--- Provided data ---
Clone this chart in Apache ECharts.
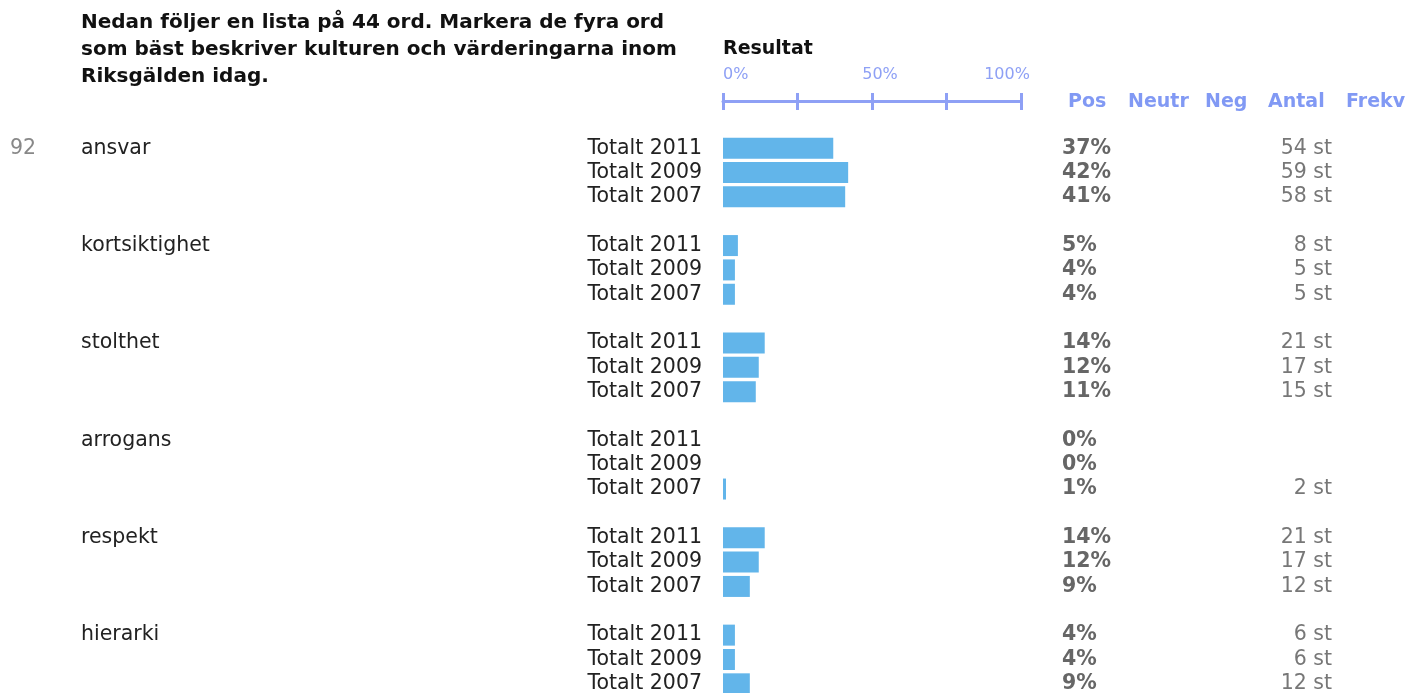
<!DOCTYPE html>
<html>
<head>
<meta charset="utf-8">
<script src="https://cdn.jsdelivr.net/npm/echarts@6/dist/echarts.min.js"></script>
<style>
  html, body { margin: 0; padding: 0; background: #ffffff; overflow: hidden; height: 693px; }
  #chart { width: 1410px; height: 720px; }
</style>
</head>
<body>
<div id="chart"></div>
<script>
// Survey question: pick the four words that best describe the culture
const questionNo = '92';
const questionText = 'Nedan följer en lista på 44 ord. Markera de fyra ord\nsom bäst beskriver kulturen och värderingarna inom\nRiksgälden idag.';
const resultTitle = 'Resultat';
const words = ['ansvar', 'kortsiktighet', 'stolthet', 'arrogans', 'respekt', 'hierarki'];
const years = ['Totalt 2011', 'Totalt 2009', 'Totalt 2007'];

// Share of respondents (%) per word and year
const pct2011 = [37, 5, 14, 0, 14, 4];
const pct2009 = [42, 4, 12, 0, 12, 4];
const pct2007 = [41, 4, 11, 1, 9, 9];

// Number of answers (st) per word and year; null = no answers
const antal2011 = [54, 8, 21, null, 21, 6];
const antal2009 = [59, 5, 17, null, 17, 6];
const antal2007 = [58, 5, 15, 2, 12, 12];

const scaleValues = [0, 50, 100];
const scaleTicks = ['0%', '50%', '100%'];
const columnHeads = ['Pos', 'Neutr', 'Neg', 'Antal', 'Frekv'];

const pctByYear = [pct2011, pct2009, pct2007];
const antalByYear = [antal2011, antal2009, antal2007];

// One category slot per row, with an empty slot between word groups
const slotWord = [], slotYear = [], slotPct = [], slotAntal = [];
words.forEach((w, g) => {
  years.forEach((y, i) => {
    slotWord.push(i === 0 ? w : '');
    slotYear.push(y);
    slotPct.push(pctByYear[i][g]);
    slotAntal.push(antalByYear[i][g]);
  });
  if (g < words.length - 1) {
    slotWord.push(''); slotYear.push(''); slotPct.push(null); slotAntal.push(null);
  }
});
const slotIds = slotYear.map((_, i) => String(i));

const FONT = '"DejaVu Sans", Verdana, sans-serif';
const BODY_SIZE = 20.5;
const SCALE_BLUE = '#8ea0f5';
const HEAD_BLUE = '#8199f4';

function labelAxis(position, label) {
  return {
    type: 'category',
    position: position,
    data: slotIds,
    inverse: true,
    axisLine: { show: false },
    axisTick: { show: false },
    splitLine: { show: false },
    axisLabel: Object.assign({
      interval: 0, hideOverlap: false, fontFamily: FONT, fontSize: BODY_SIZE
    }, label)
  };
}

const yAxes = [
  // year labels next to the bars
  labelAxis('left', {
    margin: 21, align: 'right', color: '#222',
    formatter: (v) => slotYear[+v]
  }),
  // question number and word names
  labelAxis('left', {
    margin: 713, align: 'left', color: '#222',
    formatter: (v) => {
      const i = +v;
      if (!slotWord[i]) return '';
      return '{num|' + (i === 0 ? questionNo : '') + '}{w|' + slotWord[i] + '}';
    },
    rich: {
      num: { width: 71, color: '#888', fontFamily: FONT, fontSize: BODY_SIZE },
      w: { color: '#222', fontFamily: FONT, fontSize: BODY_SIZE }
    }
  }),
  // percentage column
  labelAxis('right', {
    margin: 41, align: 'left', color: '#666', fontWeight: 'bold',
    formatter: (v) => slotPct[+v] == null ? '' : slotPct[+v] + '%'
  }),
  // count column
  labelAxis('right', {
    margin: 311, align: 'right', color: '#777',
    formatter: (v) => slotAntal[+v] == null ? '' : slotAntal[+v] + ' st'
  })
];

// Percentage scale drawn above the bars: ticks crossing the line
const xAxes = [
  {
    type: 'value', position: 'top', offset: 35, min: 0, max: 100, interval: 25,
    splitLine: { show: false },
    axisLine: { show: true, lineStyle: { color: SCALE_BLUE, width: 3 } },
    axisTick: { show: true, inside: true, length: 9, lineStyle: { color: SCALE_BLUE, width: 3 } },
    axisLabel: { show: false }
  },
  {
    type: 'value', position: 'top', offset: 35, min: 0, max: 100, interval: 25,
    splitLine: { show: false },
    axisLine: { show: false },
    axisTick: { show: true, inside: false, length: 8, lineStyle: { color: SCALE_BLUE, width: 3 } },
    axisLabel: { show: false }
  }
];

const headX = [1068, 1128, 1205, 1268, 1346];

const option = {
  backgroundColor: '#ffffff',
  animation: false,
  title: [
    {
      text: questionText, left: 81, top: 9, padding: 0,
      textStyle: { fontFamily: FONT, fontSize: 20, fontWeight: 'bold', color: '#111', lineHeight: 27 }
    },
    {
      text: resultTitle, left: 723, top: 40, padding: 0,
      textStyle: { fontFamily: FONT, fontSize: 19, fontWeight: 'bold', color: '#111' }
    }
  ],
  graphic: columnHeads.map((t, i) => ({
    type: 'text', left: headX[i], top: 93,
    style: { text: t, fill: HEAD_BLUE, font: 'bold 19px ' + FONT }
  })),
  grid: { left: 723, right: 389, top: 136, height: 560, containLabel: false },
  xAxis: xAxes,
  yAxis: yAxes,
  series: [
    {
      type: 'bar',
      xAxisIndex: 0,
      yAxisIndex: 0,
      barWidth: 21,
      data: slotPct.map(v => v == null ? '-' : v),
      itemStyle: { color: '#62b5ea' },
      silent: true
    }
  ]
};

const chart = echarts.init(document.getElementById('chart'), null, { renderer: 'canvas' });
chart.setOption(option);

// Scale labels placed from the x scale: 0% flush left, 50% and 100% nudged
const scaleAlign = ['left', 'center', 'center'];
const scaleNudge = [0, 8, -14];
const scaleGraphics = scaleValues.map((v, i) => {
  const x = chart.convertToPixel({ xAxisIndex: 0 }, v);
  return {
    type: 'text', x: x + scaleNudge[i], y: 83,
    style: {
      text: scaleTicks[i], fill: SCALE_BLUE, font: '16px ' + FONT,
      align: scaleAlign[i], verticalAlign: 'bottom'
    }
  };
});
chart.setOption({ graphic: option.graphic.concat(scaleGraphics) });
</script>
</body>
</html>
---
* _Exercise prompt_: Without any pictures, reproduce the lines from the first one in the material through the line that has "const HEAD_BLUE = '#8199f4';", exactly as they appear.

* _Complete answer_:
Clone this chart in Apache ECharts.
<!DOCTYPE html>
<html>
<head>
<meta charset="utf-8">
<script src="https://cdn.jsdelivr.net/npm/echarts@6/dist/echarts.min.js"></script>
<style>
  html, body { margin: 0; padding: 0; background: #ffffff; overflow: hidden; height: 693px; }
  #chart { width: 1410px; height: 720px; }
</style>
</head>
<body>
<div id="chart"></div>
<script>
// Survey question: pick the four words that best describe the culture
const questionNo = '92';
const questionText = 'Nedan följer en lista på 44 ord. Markera de fyra ord\nsom bäst beskriver kulturen och värderingarna inom\nRiksgälden idag.';
const resultTitle = 'Resultat';
const words = ['ansvar', 'kortsiktighet', 'stolthet', 'arrogans', 'respekt', 'hierarki'];
const years = ['Totalt 2011', 'Totalt 2009', 'Totalt 2007'];

// Share of respondents (%) per word and year
const pct2011 = [37, 5, 14, 0, 14, 4];
const pct2009 = [42, 4, 12, 0, 12, 4];
const pct2007 = [41, 4, 11, 1, 9, 9];

// Number of answers (st) per word and year; null = no answers
const antal2011 = [54, 8, 21, null, 21, 6];
const antal2009 = [59, 5, 17, null, 17, 6];
const antal2007 = [58, 5, 15, 2, 12, 12];

const scaleValues = [0, 50, 100];
const scaleTicks = ['0%', '50%', '100%'];
const columnHeads = ['Pos', 'Neutr', 'Neg', 'Antal', 'Frekv'];

const pctByYear = [pct2011, pct2009, pct2007];
const antalByYear = [antal2011, antal2009, antal2007];

// One category slot per row, with an empty slot between word groups
const slotWord = [], slotYear = [], slotPct = [], slotAntal = [];
words.forEach((w, g) => {
  years.forEach((y, i) => {
    slotWord.push(i === 0 ? w : '');
    slotYear.push(y);
    slotPct.push(pctByYear[i][g]);
    slotAntal.push(antalByYear[i][g]);
  });
  if (g < words.length - 1) {
    slotWord.push(''); slotYear.push(''); slotPct.push(null); slotAntal.push(null);
  }
});
const slotIds = slotYear.map((_, i) => String(i));

const FONT = '"DejaVu Sans", Verdana, sans-serif';
const BODY_SIZE = 20.5;
const SCALE_BLUE = '#8ea0f5';
const HEAD_BLUE = '#8199f4';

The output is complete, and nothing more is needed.